Reproduce exactly, and nothing else, the lines from the one that contains "Write a Python" through the one that contains "import pandas as pd". Leave the pictures out.

⟨

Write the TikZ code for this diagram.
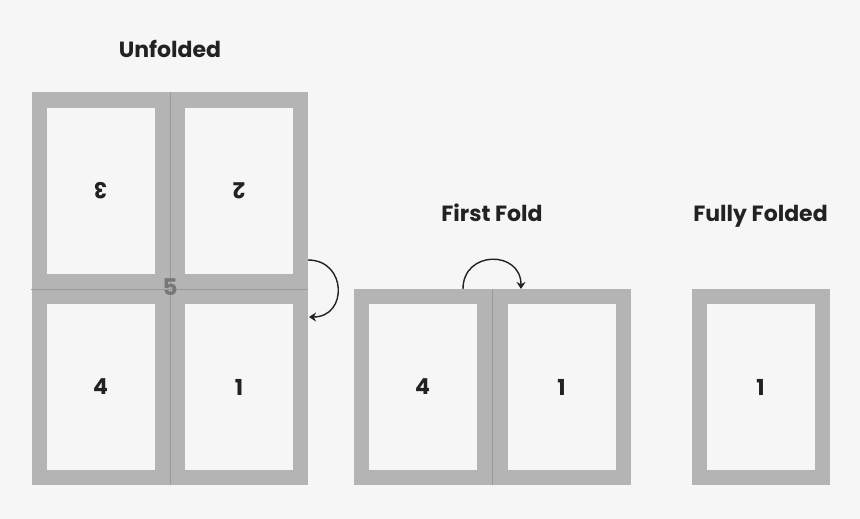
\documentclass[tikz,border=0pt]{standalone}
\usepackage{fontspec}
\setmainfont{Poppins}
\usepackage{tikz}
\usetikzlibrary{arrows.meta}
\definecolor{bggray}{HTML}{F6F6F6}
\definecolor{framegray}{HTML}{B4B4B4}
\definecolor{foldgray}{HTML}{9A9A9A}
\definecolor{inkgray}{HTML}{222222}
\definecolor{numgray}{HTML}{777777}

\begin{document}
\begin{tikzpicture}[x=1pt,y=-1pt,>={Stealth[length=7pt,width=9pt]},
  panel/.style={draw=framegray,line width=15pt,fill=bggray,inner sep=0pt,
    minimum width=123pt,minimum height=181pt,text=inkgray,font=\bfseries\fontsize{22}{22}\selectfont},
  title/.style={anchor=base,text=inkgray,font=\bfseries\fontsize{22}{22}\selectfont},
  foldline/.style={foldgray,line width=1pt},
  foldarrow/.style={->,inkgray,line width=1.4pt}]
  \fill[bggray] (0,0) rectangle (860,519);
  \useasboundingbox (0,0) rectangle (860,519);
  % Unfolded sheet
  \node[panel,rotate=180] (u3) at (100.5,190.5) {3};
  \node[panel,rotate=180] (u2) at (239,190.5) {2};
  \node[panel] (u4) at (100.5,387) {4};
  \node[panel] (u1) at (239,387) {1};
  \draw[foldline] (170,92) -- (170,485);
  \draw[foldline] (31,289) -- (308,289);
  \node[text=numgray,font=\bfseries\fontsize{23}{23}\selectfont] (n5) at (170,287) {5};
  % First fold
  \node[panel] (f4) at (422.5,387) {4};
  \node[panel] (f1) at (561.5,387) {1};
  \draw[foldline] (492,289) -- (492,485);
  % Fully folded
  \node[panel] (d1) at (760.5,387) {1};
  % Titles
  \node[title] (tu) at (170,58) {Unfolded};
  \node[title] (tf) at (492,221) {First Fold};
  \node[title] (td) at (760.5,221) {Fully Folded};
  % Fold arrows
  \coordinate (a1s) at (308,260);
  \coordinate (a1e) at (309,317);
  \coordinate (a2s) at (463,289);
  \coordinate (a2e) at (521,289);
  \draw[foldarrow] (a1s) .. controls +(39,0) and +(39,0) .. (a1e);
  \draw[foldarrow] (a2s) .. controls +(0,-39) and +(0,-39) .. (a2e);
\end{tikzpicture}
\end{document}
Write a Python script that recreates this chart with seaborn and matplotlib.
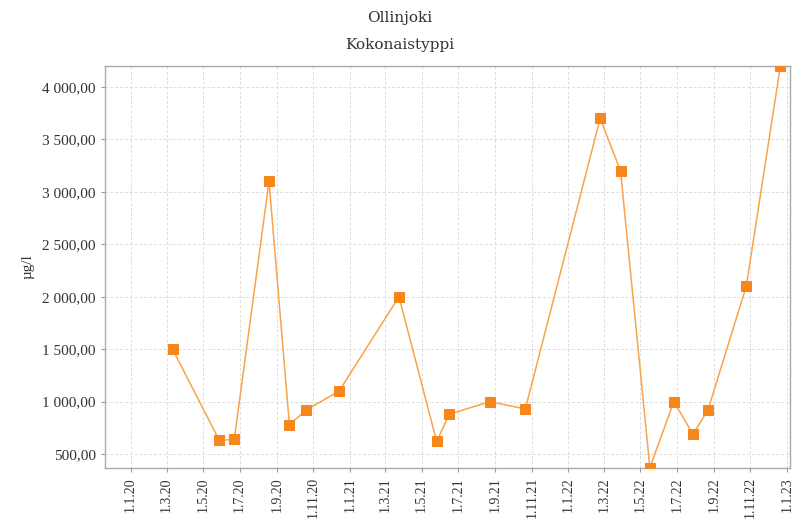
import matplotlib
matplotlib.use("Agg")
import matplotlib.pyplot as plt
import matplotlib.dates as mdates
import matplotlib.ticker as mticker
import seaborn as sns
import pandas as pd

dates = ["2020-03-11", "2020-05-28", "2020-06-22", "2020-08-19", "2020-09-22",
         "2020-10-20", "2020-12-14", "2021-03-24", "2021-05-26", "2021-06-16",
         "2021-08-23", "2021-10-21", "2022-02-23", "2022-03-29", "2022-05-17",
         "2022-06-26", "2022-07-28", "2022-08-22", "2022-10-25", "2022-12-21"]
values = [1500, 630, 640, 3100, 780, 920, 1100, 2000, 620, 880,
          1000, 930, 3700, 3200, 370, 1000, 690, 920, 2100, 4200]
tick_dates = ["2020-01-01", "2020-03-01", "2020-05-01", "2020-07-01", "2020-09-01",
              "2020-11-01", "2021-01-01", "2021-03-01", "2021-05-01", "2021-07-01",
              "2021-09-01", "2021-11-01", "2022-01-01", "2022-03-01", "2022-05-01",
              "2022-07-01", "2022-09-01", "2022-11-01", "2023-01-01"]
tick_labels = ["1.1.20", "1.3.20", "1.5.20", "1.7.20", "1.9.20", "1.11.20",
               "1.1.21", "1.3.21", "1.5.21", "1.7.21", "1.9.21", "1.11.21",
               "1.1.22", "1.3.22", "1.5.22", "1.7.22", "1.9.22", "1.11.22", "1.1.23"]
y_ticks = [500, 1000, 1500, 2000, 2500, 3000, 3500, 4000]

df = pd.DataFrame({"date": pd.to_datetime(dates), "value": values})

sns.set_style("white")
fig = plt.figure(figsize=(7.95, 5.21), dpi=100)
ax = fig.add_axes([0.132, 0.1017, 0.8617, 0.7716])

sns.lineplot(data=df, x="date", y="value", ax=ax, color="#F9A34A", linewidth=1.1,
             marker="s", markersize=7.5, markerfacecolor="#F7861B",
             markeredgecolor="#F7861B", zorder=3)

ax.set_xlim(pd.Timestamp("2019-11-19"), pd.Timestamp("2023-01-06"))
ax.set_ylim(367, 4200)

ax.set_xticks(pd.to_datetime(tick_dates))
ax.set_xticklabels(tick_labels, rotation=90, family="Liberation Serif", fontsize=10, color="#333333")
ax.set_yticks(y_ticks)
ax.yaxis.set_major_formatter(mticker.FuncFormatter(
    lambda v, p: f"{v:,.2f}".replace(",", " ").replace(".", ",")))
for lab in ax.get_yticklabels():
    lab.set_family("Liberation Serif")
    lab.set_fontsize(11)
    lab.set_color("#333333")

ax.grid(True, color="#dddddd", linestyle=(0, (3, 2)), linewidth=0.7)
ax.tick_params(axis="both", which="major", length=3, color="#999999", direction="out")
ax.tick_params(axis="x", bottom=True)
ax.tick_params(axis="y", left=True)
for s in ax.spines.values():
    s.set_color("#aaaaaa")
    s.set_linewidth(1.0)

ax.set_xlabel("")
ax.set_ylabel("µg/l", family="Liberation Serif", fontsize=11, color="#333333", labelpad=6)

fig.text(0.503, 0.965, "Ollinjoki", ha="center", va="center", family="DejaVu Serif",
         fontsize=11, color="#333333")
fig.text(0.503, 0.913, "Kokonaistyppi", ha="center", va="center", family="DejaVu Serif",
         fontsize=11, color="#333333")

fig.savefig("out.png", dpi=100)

⟩

Exercise result
Write a Python script that recreates this chart with seaborn and matplotlib.
import matplotlib
matplotlib.use("Agg")
import matplotlib.pyplot as plt
import matplotlib.dates as mdates
import matplotlib.ticker as mticker
import seaborn as sns
import pandas as pd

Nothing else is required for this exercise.